▶ [Problem statement]: Everything from the first line down to the line containing "prev_close = 12.87" is to be retyped exactly, both ends included, with pictures left out.

▶ [Given data]:
------------------------
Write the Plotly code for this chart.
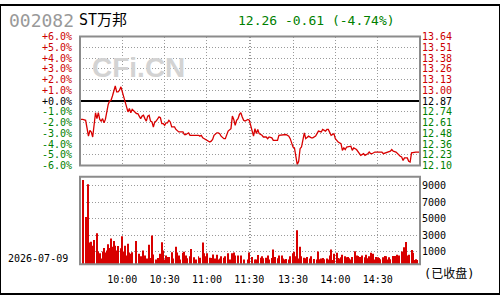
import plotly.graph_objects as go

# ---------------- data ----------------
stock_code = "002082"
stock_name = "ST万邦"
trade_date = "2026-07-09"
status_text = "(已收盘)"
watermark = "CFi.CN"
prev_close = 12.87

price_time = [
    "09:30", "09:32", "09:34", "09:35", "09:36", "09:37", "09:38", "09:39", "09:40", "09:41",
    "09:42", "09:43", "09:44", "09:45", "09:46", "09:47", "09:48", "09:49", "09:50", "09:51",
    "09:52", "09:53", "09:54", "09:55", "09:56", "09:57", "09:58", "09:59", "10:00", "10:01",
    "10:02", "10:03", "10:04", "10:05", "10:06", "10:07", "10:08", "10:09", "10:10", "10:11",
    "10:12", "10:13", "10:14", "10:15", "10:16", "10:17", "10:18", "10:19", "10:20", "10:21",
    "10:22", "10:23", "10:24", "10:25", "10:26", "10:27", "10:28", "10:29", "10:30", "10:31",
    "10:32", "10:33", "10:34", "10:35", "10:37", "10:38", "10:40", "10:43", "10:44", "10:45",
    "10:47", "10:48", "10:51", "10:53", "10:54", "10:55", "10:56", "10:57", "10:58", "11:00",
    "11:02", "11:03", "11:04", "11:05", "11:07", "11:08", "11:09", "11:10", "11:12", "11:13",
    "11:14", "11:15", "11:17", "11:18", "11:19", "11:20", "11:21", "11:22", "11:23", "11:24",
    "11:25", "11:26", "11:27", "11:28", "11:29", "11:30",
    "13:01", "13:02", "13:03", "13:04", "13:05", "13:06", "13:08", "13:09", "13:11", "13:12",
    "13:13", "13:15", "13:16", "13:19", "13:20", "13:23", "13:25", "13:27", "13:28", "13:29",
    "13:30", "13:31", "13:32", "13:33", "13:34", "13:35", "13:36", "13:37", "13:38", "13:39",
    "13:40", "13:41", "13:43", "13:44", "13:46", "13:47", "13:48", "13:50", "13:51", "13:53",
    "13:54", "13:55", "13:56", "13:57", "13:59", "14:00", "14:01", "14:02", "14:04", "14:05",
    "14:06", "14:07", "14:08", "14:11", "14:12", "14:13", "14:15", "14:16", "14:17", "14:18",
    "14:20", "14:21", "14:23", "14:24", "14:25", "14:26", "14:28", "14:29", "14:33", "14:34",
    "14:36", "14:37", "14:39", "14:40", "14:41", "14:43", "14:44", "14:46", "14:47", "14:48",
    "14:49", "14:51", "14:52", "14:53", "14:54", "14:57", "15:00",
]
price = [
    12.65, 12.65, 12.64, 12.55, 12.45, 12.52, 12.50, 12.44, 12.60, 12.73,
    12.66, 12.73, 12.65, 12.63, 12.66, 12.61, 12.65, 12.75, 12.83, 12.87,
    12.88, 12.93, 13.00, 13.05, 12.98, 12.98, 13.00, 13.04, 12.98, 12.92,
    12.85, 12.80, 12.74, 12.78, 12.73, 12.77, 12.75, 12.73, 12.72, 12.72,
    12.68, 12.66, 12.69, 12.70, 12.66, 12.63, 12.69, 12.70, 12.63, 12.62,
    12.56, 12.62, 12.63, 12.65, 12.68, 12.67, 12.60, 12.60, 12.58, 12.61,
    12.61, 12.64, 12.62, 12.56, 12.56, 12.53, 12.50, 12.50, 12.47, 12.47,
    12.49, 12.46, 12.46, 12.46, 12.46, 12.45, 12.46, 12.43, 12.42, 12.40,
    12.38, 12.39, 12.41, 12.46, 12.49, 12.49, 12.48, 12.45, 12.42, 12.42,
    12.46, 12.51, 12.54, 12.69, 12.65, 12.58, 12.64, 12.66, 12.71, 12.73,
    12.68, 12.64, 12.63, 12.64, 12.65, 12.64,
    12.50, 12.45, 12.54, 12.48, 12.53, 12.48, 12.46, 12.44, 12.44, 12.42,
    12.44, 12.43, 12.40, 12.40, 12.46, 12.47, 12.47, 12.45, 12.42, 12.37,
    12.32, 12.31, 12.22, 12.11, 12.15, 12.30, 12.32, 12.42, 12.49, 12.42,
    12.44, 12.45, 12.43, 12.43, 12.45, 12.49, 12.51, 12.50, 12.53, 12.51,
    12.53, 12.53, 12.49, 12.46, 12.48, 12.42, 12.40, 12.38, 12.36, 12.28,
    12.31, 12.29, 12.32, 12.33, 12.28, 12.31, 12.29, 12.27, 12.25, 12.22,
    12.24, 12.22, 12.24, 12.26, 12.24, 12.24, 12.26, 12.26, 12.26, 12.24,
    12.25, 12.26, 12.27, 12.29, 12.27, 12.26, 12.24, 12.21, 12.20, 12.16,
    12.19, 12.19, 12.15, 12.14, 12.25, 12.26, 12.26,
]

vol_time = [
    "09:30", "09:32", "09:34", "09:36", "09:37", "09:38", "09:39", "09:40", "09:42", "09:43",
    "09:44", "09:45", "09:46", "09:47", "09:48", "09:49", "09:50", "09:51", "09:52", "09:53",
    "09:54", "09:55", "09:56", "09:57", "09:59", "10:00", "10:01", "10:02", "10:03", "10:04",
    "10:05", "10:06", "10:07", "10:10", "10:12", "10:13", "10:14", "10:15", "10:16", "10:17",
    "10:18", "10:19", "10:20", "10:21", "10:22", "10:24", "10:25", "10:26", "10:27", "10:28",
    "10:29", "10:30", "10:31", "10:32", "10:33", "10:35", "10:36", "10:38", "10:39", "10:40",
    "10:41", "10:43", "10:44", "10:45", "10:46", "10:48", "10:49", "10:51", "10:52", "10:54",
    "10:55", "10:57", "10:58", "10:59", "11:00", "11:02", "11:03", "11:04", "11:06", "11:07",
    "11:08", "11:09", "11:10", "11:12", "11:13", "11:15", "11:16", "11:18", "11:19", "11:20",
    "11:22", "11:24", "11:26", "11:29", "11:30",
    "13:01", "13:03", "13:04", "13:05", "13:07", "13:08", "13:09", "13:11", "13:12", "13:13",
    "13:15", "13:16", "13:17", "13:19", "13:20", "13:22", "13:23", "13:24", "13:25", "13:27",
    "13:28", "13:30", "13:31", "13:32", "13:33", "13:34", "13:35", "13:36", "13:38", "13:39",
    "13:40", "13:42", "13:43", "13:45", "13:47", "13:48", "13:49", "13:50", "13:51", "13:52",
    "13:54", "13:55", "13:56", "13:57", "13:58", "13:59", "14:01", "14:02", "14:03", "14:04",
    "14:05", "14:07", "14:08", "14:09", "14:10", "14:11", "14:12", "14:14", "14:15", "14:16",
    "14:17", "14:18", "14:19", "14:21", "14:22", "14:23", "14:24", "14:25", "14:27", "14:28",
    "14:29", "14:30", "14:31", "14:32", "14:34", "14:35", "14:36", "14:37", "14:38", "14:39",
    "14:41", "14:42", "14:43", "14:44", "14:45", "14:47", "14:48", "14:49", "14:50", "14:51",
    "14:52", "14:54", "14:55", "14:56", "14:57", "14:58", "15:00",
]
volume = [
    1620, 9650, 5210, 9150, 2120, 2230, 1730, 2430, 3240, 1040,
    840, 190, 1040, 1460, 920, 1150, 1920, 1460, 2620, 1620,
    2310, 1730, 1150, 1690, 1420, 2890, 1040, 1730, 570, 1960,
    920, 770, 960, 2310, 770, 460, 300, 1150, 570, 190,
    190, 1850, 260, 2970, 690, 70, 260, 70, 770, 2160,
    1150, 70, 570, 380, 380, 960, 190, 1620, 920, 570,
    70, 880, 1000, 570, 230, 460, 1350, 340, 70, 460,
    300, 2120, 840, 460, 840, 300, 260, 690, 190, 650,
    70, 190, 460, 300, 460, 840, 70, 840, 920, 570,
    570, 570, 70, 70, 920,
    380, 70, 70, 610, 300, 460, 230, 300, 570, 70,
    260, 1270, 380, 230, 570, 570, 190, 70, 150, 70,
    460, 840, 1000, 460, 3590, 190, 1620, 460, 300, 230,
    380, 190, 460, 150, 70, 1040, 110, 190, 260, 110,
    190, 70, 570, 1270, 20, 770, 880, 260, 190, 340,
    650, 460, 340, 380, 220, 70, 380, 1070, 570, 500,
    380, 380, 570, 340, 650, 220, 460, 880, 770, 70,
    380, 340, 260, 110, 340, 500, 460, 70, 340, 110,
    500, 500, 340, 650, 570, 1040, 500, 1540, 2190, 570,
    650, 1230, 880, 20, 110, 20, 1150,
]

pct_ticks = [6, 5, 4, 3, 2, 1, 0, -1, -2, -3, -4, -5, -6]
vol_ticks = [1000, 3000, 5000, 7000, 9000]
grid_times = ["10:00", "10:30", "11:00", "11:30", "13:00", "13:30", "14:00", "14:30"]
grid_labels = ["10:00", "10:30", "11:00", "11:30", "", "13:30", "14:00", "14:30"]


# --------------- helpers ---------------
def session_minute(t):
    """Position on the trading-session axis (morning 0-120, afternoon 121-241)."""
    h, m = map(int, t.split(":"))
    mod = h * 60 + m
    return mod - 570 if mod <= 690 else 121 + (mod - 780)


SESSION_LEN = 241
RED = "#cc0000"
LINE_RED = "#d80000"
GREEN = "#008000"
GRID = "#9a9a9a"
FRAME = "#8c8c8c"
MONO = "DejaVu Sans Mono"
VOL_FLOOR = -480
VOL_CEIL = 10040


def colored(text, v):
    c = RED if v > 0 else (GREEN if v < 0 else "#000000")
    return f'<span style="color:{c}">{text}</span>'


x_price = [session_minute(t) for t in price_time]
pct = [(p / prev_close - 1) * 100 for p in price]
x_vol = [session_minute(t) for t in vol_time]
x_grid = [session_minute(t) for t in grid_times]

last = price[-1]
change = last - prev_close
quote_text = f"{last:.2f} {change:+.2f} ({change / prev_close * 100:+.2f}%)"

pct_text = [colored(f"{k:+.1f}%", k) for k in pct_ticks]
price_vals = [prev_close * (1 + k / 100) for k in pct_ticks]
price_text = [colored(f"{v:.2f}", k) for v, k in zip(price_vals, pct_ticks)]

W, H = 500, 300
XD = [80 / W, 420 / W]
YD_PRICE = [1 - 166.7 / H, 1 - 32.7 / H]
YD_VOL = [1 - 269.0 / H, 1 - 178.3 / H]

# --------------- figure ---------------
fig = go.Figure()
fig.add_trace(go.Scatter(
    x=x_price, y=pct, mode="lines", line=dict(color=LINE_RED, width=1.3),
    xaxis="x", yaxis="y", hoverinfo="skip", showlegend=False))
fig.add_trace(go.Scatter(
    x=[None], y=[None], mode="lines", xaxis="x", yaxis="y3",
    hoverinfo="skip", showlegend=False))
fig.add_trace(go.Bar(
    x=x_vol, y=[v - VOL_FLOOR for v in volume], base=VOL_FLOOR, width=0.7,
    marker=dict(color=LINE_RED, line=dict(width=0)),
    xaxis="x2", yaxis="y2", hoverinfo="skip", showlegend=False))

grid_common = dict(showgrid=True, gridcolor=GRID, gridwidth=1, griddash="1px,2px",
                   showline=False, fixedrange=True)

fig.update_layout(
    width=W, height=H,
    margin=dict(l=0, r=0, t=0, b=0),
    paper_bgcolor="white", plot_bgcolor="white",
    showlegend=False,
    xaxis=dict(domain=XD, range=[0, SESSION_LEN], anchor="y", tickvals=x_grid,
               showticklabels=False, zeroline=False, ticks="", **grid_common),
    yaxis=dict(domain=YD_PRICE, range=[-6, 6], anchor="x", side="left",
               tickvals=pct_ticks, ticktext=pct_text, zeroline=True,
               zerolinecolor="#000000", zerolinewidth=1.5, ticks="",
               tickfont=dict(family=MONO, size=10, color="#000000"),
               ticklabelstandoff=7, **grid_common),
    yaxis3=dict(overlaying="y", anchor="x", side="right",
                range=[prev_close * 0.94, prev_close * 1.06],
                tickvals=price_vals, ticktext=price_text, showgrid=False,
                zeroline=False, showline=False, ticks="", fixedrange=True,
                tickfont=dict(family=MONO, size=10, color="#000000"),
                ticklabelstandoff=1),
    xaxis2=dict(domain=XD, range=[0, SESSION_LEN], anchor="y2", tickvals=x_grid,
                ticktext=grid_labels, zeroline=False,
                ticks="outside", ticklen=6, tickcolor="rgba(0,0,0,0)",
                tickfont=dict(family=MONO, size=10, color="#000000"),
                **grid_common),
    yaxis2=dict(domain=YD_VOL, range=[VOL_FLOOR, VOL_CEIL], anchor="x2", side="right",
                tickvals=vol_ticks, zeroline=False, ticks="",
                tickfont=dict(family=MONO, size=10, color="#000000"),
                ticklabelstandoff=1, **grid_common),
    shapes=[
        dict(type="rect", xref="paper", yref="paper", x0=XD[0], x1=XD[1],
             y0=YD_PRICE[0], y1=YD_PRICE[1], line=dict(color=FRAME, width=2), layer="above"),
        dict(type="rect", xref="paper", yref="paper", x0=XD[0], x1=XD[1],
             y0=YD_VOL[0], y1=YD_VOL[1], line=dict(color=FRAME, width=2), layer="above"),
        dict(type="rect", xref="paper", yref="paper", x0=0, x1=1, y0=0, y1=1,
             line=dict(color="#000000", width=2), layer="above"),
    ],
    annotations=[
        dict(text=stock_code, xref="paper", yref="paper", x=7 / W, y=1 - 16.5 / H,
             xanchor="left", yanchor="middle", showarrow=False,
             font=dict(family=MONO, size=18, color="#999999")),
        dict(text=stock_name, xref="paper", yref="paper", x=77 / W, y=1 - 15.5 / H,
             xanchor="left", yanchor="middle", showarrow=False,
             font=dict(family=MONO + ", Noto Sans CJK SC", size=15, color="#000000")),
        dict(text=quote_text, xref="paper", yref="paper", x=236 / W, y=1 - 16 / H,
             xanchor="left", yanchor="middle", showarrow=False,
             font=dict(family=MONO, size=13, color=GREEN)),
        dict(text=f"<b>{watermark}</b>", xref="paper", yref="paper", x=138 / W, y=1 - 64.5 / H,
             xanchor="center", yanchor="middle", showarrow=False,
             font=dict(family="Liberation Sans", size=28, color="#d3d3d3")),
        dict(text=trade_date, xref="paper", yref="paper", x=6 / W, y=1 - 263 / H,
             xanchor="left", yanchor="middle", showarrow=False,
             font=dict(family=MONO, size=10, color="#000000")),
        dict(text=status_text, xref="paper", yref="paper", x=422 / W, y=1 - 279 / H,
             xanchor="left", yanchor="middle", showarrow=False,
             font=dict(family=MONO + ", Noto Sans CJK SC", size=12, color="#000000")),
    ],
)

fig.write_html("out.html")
------------------------
▶ [Task output]:
Write the Plotly code for this chart.
import plotly.graph_objects as go

# ---------------- data ----------------
stock_code = "002082"
stock_name = "ST万邦"
trade_date = "2026-07-09"
status_text = "(已收盘)"
watermark = "CFi.CN"
prev_close = 12.87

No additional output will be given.